My friend and stepfather, Ron Singer, who has died aged 71 following a heart attack, was a doctor, trade unionist and socialist.

A GP who was passionate about organising doctors into a union, Ron was chair of the Medical Practitioners’ Union, later Doctors in Unite, (2000-14), and represented the union on the GP committee of the British Medical Association for more than 20 years.

In 1975 Ron had led a junior doctors’ strike to shorten the 80- to 120-hour working week. Forty years on he campaigned with today’s junior doctors, supporting their strike against the Tories’ attempt to impose an “unsafe and unfair” contract.

In 2012 he pursued the then health secretary Andrew Lansley down a corridor at the Royal Free hospital, insisting that he should answer questions about the health and social care bill, which furthered privatisation of health service provision. Ron wrote for the Guardian on both these matters.

Born in east London, Ron was the son of Louis Singer, who ran a furniture retail business, and Patricia (nee Kempner). Louis died when Ron was seven, and Pat took over the family business. She went on to own and run the Best of British shop in Bloomsbury, selling handmade craft items. Ron went to William Ellis school in Highgate. After studying medicine at Clare College, Cambridge, and training at King’s College hospital, London, he qualified in 1973, and began working as a junior doctor the following year at the Hackney hospital.

Ron immediately began to organise his fellow workers at the hospital, and led a campaign against cuts. In January 1977 he was featured on the front page of the Daily Mirror in an article about his campaign by the journalist John Pilger.

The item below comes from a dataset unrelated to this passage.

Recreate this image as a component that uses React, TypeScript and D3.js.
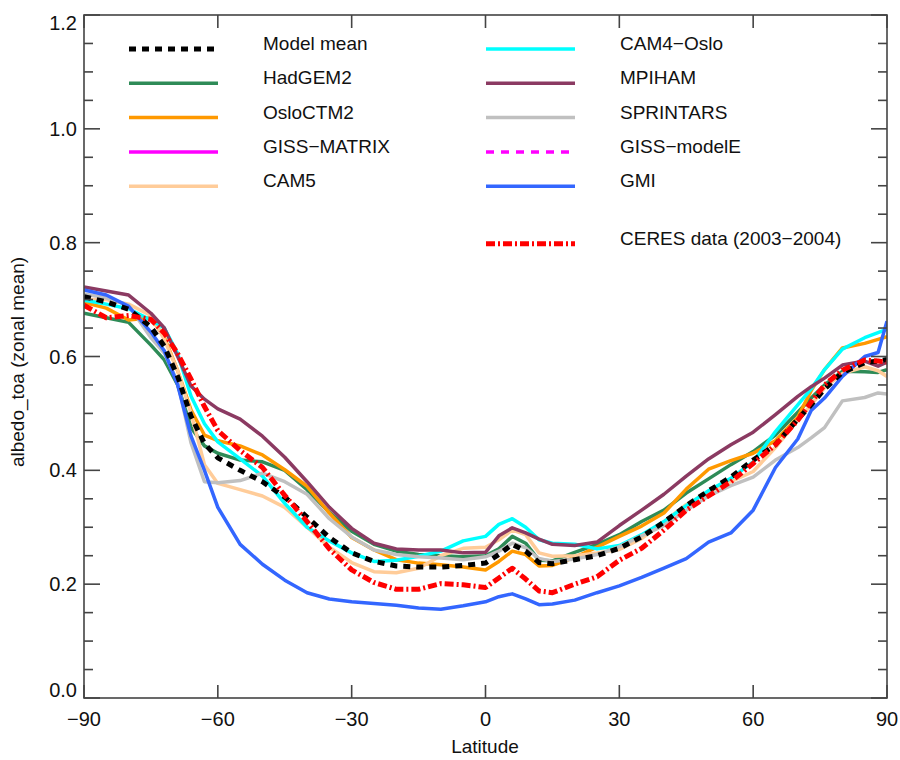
import React from "react";
import * as d3 from "d3";

const LAT = [-90, -85, -80, -75, -72, -69, -66, -63, -60, -55, -50, -45, -40, -35, -30, -25, -20, -15, -10, -5, 0, 3, 6, 9, 12, 15, 20, 25, 30, 35, 40, 45, 50, 55, 60, 65, 70, 73, 76, 80, 85, 88, 90];

const MODEL_MEAN = [.705, .696, .683, .652, .618, .565, .495, .447, .422, .400, .380, .353, .318, .282, .255, .240, .232, .230, .230, .233, .237, .252, .270, .258, .238, .236, .243, .250, .263, .283, .309, .338, .364, .388, .418, .445, .490, .515, .543, .572, .589, .592, .595];
const HADGEM2 = [.676, .668, .66, .62, .594, .55, .475, .443, .43, .418, .415, .40, .366, .326, .293, .27, .258, .252, .25, .248, .25, .262, .284, .272, .242, .241, .256, .27, .287, .31, .33, .36, .385, .41, .433, .462, .502, .527, .55, .574, .573, .572, .577];
const OSLOCTM2 = [.695, .685, .664, .668, .634, .575, .506, .462, .452, .443, .427, .401, .372, .325, .282, .26, .243, .237, .234, .23, .225, .24, .258, .252, .232, .233, .247, .265, .284, .302, .325, .367, .402, .417, .43, .452, .493, .54, .577, .615, .623, .63, .635];
const GISS_MATRIX: number[] = [];
const CAM5 = [.70, .70, .692, .672, .63, .575, .50, .41, .377, .366, .355, .335, .30, .265, .238, .222, .22, .228, .25, .263, .265, .278, .295, .287, .255, .249, .25, .255, .261, .28, .31, .34, .362, .38, .398, .44, .488, .515, .545, .57, .582, .575, .565];
const CAM4_OSLO = [.699, .692, .684, .664, .65, .605, .53, .482, .45, .42, .39, .342, .30, .276, .255, .24, .242, .249, .258, .276, .284, .305, .315, .30, .278, .272, .27, .262, .268, .287, .31, .338, .364, .386, .415, .468, .515, .543, .577, .613, .633, .642, .648];
const MPIHAM = [.722, .715, .708, .676, .65, .60, .548, .525, .508, .49, .46, .423, .38, .335, .298, .272, .262, .26, .26, .255, .256, .285, .299, .29, .279, .27, .268, .274, .303, .33, .358, .39, .42, .445, .467, .498, .53, .547, .562, .585, .592, .583, .59];
const SPRINTARS = [.71, .703, .69, .633, .606, .555, .448, .38, .378, .382, .395, .38, .358, .315, .283, .26, .252, .248, .246, .243, .248, .258, .272, .264, .245, .24, .244, .252, .266, .285, .303, .33, .355, .373, .388, .418, .44, .457, .475, .522, .528, .536, .534];
const GISS_MODELE: number[] = [];
const GMI = [.717, .708, .688, .643, .61, .55, .46, .40, .335, .27, .235, .207, .185, .174, .169, .166, .163, .158, .156, .162, .169, .178, .183, .174, .164, .165, .172, .185, .197, .212, .228, .245, .274, .29, .33, .405, .455, .505, .527, .565, .600, .607, .662];
const CERES = [.69, .668, .672, .665, .641, .605, .56, .512, .47, .435, .405, .356, .31, .262, .225, .203, .191, .191, .201, .199, .194, .211, .228, .209, .188, .185, .2, .213, .242, .263, .295, .33, .355, .38, .412, .445, .488, .52, .55, .576, .594, .592, .59];

const X_TICKS = [-90, -60, -30, 0, 30, 60, 90];
const Y_TICKS = [0.0, 0.2, 0.4, 0.6, 0.8, 1.0, 1.2];
const Y_MINOR = d3.range(0, 1.2001, 0.05);

type Series = { name: string; values: number[]; color: string; width: number; dash?: string; col: number; row: number };

const SERIES: Series[] = [
  { name: "Model mean", values: MODEL_MEAN, color: "#000000", width: 5, dash: "7 6", col: 0, row: 0 },
  { name: "HadGEM2", values: HADGEM2, color: "#2e8b57", width: 3.5, col: 0, row: 1 },
  { name: "OsloCTM2", values: OSLOCTM2, color: "#ff9900", width: 3.5, col: 0, row: 2 },
  { name: "GISS\u2212MATRIX", values: GISS_MATRIX, color: "#ff00ff", width: 3.5, col: 0, row: 3 },
  { name: "CAM5", values: CAM5, color: "#ffcc99", width: 3.5, col: 0, row: 4 },
  { name: "CAM4\u2212Oslo", values: CAM4_OSLO, color: "#00ffff", width: 3.5, col: 1, row: 0 },
  { name: "MPIHAM", values: MPIHAM, color: "#8b3a62", width: 3.5, col: 1, row: 1 },
  { name: "SPRINTARS", values: SPRINTARS, color: "#c0c0c0", width: 3.5, col: 1, row: 2 },
  { name: "GISS\u2212modelE", values: GISS_MODELE, color: "#ff00ff", width: 3.5, dash: "8 7", col: 1, row: 3 },
  { name: "GMI", values: GMI, color: "#3366ff", width: 3.5, col: 1, row: 4 },
  { name: "CERES data (2003\u22122004)", values: CERES, color: "#ff0000", width: 5, dash: "9 3 2 3", col: 1, row: 6 },
];

const DRAW_ORDER = ["HadGEM2", "OsloCTM2", "GISS\u2212MATRIX", "CAM5", "CAM4\u2212Oslo", "MPIHAM", "SPRINTARS", "GISS\u2212modelE", "GMI", "Model mean", "CERES data (2003\u22122004)"];

const W = 900, H = 760;
const L = 84, R = 887, T = 15, B = 698;
const FONT = "'Liberation Sans', Arial, Helvetica, sans-serif";

export default function App() {
  const x = d3.scaleLinear().domain([-90, 90]).range([L, R]);
  const y = d3.scaleLinear().domain([0, 1.2]).range([B, T]);
  const line = d3.line<[number, number]>().x(d => x(d[0])).y(d => y(d[1])).curve(d3.curveLinear);

  const legendRowY = (row: number) => 49 + row * 34.3 + (row >= 6 ? -11 : 0);
  const colLineX = [129, 486];
  const colTextX = [263, 620];

  return (
    <svg width={W} height={H} style={{ position: "absolute", left: 0, top: 0, background: "#fff" }} fontFamily={FONT}>
      <rect x={0} y={0} width={W} height={H} fill="#fff" />
      <defs>
        <clipPath id="plot"><rect x={L} y={T} width={R - L} height={B - T} /></clipPath>
      </defs>
      {/* lines */}
      <g clipPath="url(#plot)">
        {DRAW_ORDER.map(n => SERIES.find(s => s.name === n)!).filter(s => s.values.length).map(s => (
          <path key={s.name}
            d={line(LAT.map((lat, i) => [lat, s.values[i]] as [number, number])) || ""}
            fill="none" stroke={s.color} strokeWidth={s.width}
            strokeDasharray={s.dash} strokeLinejoin="round" strokeLinecap="butt" />
        ))}
      </g>
      {/* frame */}
      <rect x={L} y={T} width={R - L} height={B - T} fill="none" stroke="#444" strokeWidth={1.6} />
      {/* y ticks */}
      {Y_MINOR.map((v, i) => {
        const major = Math.abs(Math.round(v * 10) % 2) === 0 && Math.abs(v * 10 - Math.round(v * 10)) < 1e-6;
        const len = major ? 16 : 9;
        return (
          <g key={"ym" + i}>
            <line x1={L} x2={L + len} y1={y(v)} y2={y(v)} stroke="#444" strokeWidth={1.6} />
            <line x1={R} x2={R - len} y1={y(v)} y2={y(v)} stroke="#444" strokeWidth={1.6} />
          </g>
        );
      })}
      {Y_TICKS.map(v => (
        <text key={"yl" + v} x={77} y={Math.min(Math.max(y(v), T + 8), B - 8)} dy="0.35em" textAnchor="end" fontSize={20} fill="#111">{v.toFixed(1)}</text>
      ))}
      {/* x ticks */}
      {X_TICKS.map(v => (
        <g key={"xt" + v}>
          <line x1={x(v)} x2={x(v)} y1={B} y2={B - 13} stroke="#444" strokeWidth={1.6} />
          <line x1={x(v)} x2={x(v)} y1={T} y2={T + 13} stroke="#444" strokeWidth={1.6} />
          <text x={x(v)} y={726} textAnchor="middle" fontSize={20} fill="#111">{v < 0 ? "\u2212" + Math.abs(v) : String(v)}</text>
        </g>
      ))}
      {/* axis titles */}
      <text x={485} y={753} textAnchor="middle" fontSize={19} fill="#111">Latitude</text>
      <text transform={`translate(24,362) rotate(-90)`} textAnchor="middle" fontSize={19} fill="#111">albedo_toa (zonal mean)</text>
      {/* legend */}
      {SERIES.map(s => {
        const ly = legendRowY(s.row);
        return (
          <g key={"lg" + s.name}>
            <line x1={colLineX[s.col]} x2={colLineX[s.col] + 89} y1={ly} y2={ly} stroke={s.color} strokeWidth={s.width} strokeDasharray={s.dash} />
            <text x={colTextX[s.col]} y={ly + 1} fontSize={19} fill="#111">{s.name}</text>
          </g>
        );
      })}
    </svg>
  );
}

From the early 1980s Ron worked as a GP partner at the Forest Road practice in Edmonton, north-east London, where he stayed for more than 25 years. He was widely respected and loved by colleagues and patients alike.

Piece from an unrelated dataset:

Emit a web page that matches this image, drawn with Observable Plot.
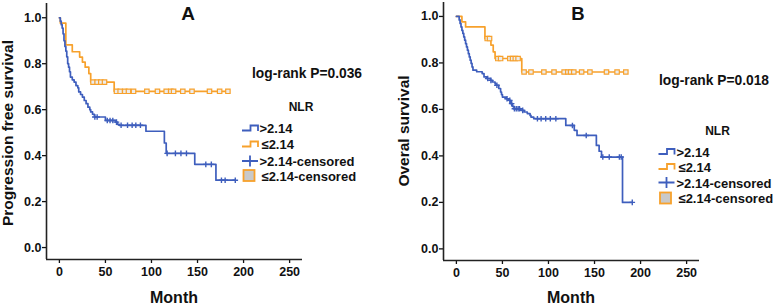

Ron campaigned to defend local services and to extend healthcare to vulnerable people. In all he did, he was a voice for the voiceless, a principled yet considered colleague, and always committed to his patients and community. He lived his politics.

Ron found love later in life when he met my mum, Jan Blake, a health visitor, in 2005. Their home was full of love, hospitality and music – Ron was a talented trumpeter and loved jazz – and they married in 2018.

Earlier this year Ron was due to have a defibrillator fitted. The procedure was cancelled twice due to a shortage of anaesthetists.

He is survived by Jan, his stepchildren, Liam and me, and his sister, Jill.